The new cash bail law would also expose individuals to criminal charges for violations. The Republican-sponsored legislation was filed after nonprofits like the Atlanta Solidarity Fund used donations to bail out “Stop Cop City” protesters who are fighting the planned Atlanta Public Safety Training Center. The cash bail law also adds a laundry list of misdemeanors crimes such as criminal trespassing that would require someone to post bail to get out of jail.  

During his January State of the State Address, Gov. Brian Kemp emphasized the importance of providing higher pay for educators, police officers, and other government employees who might be tempted to move out of Georgia for higher paying jobs. The 12-month budget cycle that began last week includes giving  a $2,500 raise for K-12 teachers and 4% raises to other state employees.

People convicted of calling in false alarms to law enforcement claiming an emergency is taking place at a home or business now face a felony criminal charge instead of a misdemeanor. Lawmakers increased the penalty after several Georgia public officials were the targets of “swatting” at their homes.

Georgia law enforcement agencies are  under greater pressure to verify the immigration status of detainees and inform federal authorities whenever undocumented immigrants are arrested.

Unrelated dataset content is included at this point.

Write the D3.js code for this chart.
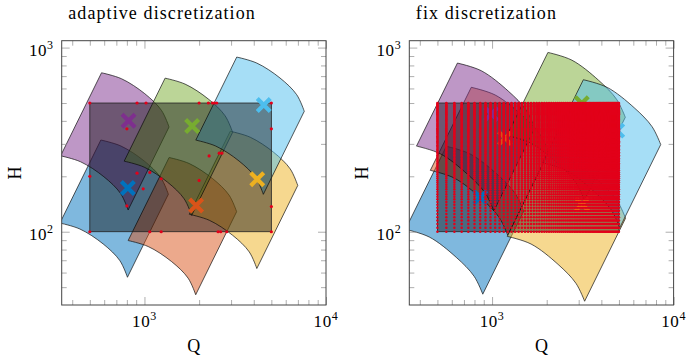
<!DOCTYPE html>
<html>
<head>
<meta charset="utf-8">
<script src="https://cdn.jsdelivr.net/npm/d3@7"></script>
<style>
  body { margin: 0; background: #fff; }
  svg { display: block; font-family: 'Liberation Serif', 'DejaVu Serif', serif; }
</style>
</head>
<body>
<svg id="chart" width="686" height="359"></svg>
<script>
// pump colours, in the order the fields are drawn
const pumpColors = ['#0072BD', '#D95319', '#EDB120', '#7E2F8E', '#77AC30', '#4DBEEE'];

// design point (x marker) of each pump
const adaptiveQ = [810, 1925, 4180, 817, 1830, 4540];
const adaptiveH = [173, 139, 193, 401, 375, 488];
const fixQ = [860, 1180, 3130, 990, 3120, 4890];
const fixH = [154, 322, 141, 436, 498, 354];

// max speed curve of the operating field, relative to the design point
const adaptiveCurveQ = [0.710, 0.915, 1.229, 1.519, 1.672];
const adaptiveCurveH = [1.820, 1.689, 1.401, 1.137, 0.924];
const fixCurveQ = [0.651, 0.881, 1.240, 1.556, 1.737];
const fixCurveH = [1.890, 1.717, 1.332, 1.051, 0.840];
const minSpeed = 0.595; // lowest speed ratio (affinity laws)

// requested operating range
const rangeQ = [500, 5000];
const rangeH = [100, 500];

// points picked by the adaptive discretization
const sampleQ = [500, 910, 1020, 800, 1070, 2000, 2250, 2370, 2430, 2500, 5000, 5000, 2270, 2580, 2670,
    500, 910, 1236, 984, 800, 2000, 5000, 500, 1070, 1236, 2545, 2630, 2840, 5000];
const sampleH = [500, 500, 500, 362, 210, 500, 500, 500, 500, 500, 500, 362, 258, 267, 267,
    200, 208, 194, 171, 138, 190, 137, 100, 100, 100, 100, 100, 100, 100];

// fix discretization grid
const gridQ = [500, 560, 620, 680, 740, 800, 860, 920, 980, 1040, 1100, 1160, 1220, 1280, 1340, 1400,
    1460, 1520, 1580, 1640, 1700, 1760, 1820, 1880, 1940, 2000, 2060, 2120, 2180, 2240, 2300, 2360,
    2420, 2480, 2540, 2600, 2660, 2720, 2780, 2840, 2900, 2960, 3020, 3080, 3140, 3200, 3260, 3320,
    3380, 3440, 3500, 3560, 3620, 3680, 3740, 3800, 3860, 3920, 3980, 4040, 4100, 4160, 4220, 4280,
    4340, 4400, 4460, 4520, 4580, 4640, 4700, 4760, 4820, 4880, 4940, 5000];
const gridH = [100, 105, 110, 115, 120, 125, 130, 135, 140, 145, 150, 155, 160, 165, 170, 175, 180,
    185, 190, 195, 200, 205, 210, 215, 220, 225, 230, 235, 240, 245, 250, 255, 260, 265, 270, 275,
    280, 285, 290, 295, 300, 305, 310, 315, 320, 325, 330, 335, 340, 345, 350, 355, 360, 365, 370,
    375, 380, 385, 390, 395, 400, 405, 410, 415, 420, 425, 430, 435, 440, 445, 450, 455, 460, 465,
    470, 475, 480, 485, 490, 495, 500];

// axes
const xDomain = [350, 10000];
const yDomain = [40, 1090];
const majorX = [1000, 10000];
const minorX = [400, 500, 600, 700, 800, 900, 2000, 3000, 4000, 5000, 6000, 7000, 8000, 9000];
const majorY = [100, 1000];
const minorY = [50, 60, 70, 80, 90, 200, 300, 400, 500, 600, 700, 800, 900];

const svg = d3.select('#chart');
const plotTop = 40.7, plotBottom = 305, plotWidth = 264.3;
const red = '#e2001a';

function drawPanel(p) {
    const x = d3.scaleLog().domain(xDomain).range([p.left, p.left + plotWidth]);
    const y = d3.scaleLog().domain(yDomain).range([plotBottom, plotTop]);
    const g = svg.append('g');

    g.append('clipPath').attr('id', 'clip-' + p.id)
        .append('rect')
        .attr('x', p.left).attr('y', plotTop)
        .attr('width', plotWidth).attr('height', plotBottom - plotTop);
    const plot = g.append('g').attr('clip-path', `url(#clip-${p.id})`);

    // operating fields: max speed curve on top, min speed curve below
    const arc = d3.line().curve(d3.curveCatmullRom);
    p.pumpQ.forEach((q0, i) => {
        const h0 = p.pumpH[i];
        const top = p.curveQ.map((cq, j) => [x(q0 * cq), y(h0 * p.curveH[j])]);
        const bottom = p.curveQ.map((cq, j) => [
            x(q0 * cq * minSpeed),
            y(h0 * p.curveH[j] * minSpeed * minSpeed)
        ]).reverse();
        plot.append('path')
            .attr('d', arc(top) + arc(bottom).replace(/^M/, 'L') + 'Z')
            .attr('fill', pumpColors[i])
            .attr('fill-opacity', 0.5)
            .attr('stroke', '#111')
            .attr('stroke-width', 0.7)
            .attr('stroke-linejoin', 'round');
    });

    // requested range
    plot.append('rect')
        .attr('x', x(rangeQ[0])).attr('y', y(rangeH[1]))
        .attr('width', x(rangeQ[1]) - x(rangeQ[0]))
        .attr('height', y(rangeH[0]) - y(rangeH[1]))
        .attr('fill', '#000').attr('fill-opacity', 0.42)
        .attr('stroke', '#222').attr('stroke-width', 0.8);

    // design points
    p.pumpQ.forEach((q0, i) => {
        const cx = x(q0), cy = y(p.pumpH[i]), s = 6.5;
        plot.append('path')
            .attr('d', `M${cx - s},${cy - s}L${cx + s},${cy + s}M${cx - s},${cy + s}L${cx + s},${cy - s}`)
            .attr('stroke', pumpColors[i])
            .attr('stroke-width', 4.2)
            .attr('fill', 'none');
    });

    // discretization points
    plot.append('g').selectAll('circle')
        .data(p.points)
        .join('circle')
        .attr('cx', d => x(d[0]))
        .attr('cy', d => y(d[1]))
        .attr('r', p.dotRadius)
        .attr('fill', red);

    // ticks inside on all four sides
    const tickSets = [
        [d3.axisBottom, x, `translate(0,${plotBottom})`],
        [d3.axisTop, x, `translate(0,${plotTop})`],
        [d3.axisLeft, y, `translate(${p.left},0)`],
        [d3.axisRight, y, `translate(${p.left + plotWidth},0)`]
    ];
    tickSets.forEach(([axisFn, scale, transform]) => {
        const isX = scale === x;
        [[isX ? minorX : minorY, 5], [isX ? majorX : majorY, 8]].forEach(([vals, len]) => {
            g.append('g')
                .attr('transform', transform)
                .call(axisFn(scale).tickValues(vals).tickSize(-len).tickFormat(''))
                .call(a => a.select('.domain').remove())
                .selectAll('line')
                .attr('stroke', '#999')
                .attr('stroke-width', 0.8);
        });
    });

    // frame
    g.append('rect')
        .attr('x', p.left).attr('y', plotTop)
        .attr('width', plotWidth).attr('height', plotBottom - plotTop)
        .attr('fill', 'none').attr('stroke', '#444').attr('stroke-width', 1);

    // tick labels
    const powerLabel = (sel, exp) => {
        sel.append('tspan').text('10');
        sel.append('tspan').attr('dy', -7).attr('font-size', 12).text(exp);
    };
    majorX.forEach(v => {
        g.append('text')
            .attr('x', x(v)).attr('y', 327)
            .attr('text-anchor', 'middle').attr('font-size', 17)
            .attr('letter-spacing', 0.6)
            .call(powerLabel, Math.round(Math.log10(v)));
    });
    majorY.forEach(v => {
        g.append('text')
            .attr('x', p.left - 8).attr('y', y(v) + 8.5)
            .attr('text-anchor', 'end').attr('font-size', 17)
            .attr('letter-spacing', 0.6)
            .call(powerLabel, Math.round(Math.log10(v)));
    });

    // axis labels and title
    g.append('text')
        .attr('x', p.left + plotWidth / 2).attr('y', 351.5)
        .attr('text-anchor', 'middle').attr('font-size', 18)
        .text('Q');
    g.append('text')
        .attr('transform', `translate(${p.left - 41},173) rotate(-90)`)
        .attr('text-anchor', 'middle').attr('font-size', 18)
        .text('H');
    g.append('text')
        .attr('x', p.left + 6.5).attr('y', 19)
        .attr('font-size', 18)
        .attr('letter-spacing', 1.1)
        .text(p.title);
}

drawPanel({
    id: 'adaptive',
    left: 61.7,
    title: 'adaptive discretization',
    pumpQ: adaptiveQ, pumpH: adaptiveH,
    curveQ: adaptiveCurveQ, curveH: adaptiveCurveH,
    points: sampleQ.map((q, i) => [q, sampleH[i]]),
    dotRadius: 1.6
});

drawPanel({
    id: 'fix',
    left: 409.3,
    title: 'fix discretization',
    pumpQ: fixQ, pumpH: fixH,
    curveQ: fixCurveQ, curveH: fixCurveH,
    points: d3.cross(gridQ, gridH),
    dotRadius: 1.25
});
</script>
</body>
</html>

Local governments risk losing state funding if they ignore sanctuary laws requiring police to identify, arrest, and detain undocumented immigrants. The catalyst for the new law came after the arrest of Venezuelan immigrant Jose Ibarra, who authorities say entered the country illegally, on charges that he murdered 22-year-old nursing student Laken Riley, who was killed on Feb. 22 while jogging on a University of Georgia running trail.

Other new laws taking effect Monday:

• Eligible government employees can take up to 240 hours of paid parental leave within a year of the birth of their child, or within a year after adoption or taking in a minor through foster care. The new provision doubles state employees’ paid leave from three to six weeks for state government and public school employees.

• A new Telephone Consumer Protection Act is designed to stop spam calls by prohibiting companies from making telemarketing calls on their  behalf. 

• Under the new Georgia Squatter Reform Act, people living in another person’s house without their consent can be more easily evicted from the property.

• Renters are now required to meet local and state housing codes, and homeowners and condo associations must give property owners adequate time to resolve contract violations.

Meanwhile, a controversial school voucher program that will not open until the 2025 school year will allow parents of K-12 students to receive$6,500 of state money to pay for private school and homeschool expenses.

A six-year battle over school vouchers was won by Republican lawmakers this year. Beginning in the 2025 school year, the state will invest up to 1% of the state’s Quality Basic Education formula budgeted for K-12 public education, which now comes out to $141 million annually to cover tuition for about 21,500 students.

Critics of the vouchers bill complain $6,500 isn’t enough for cash-strapped families to cover tuition at the state’s better private schools. Voucher supporters argued that it gives parents the option of sending their children to higher performing schools than the ones offered by the local government.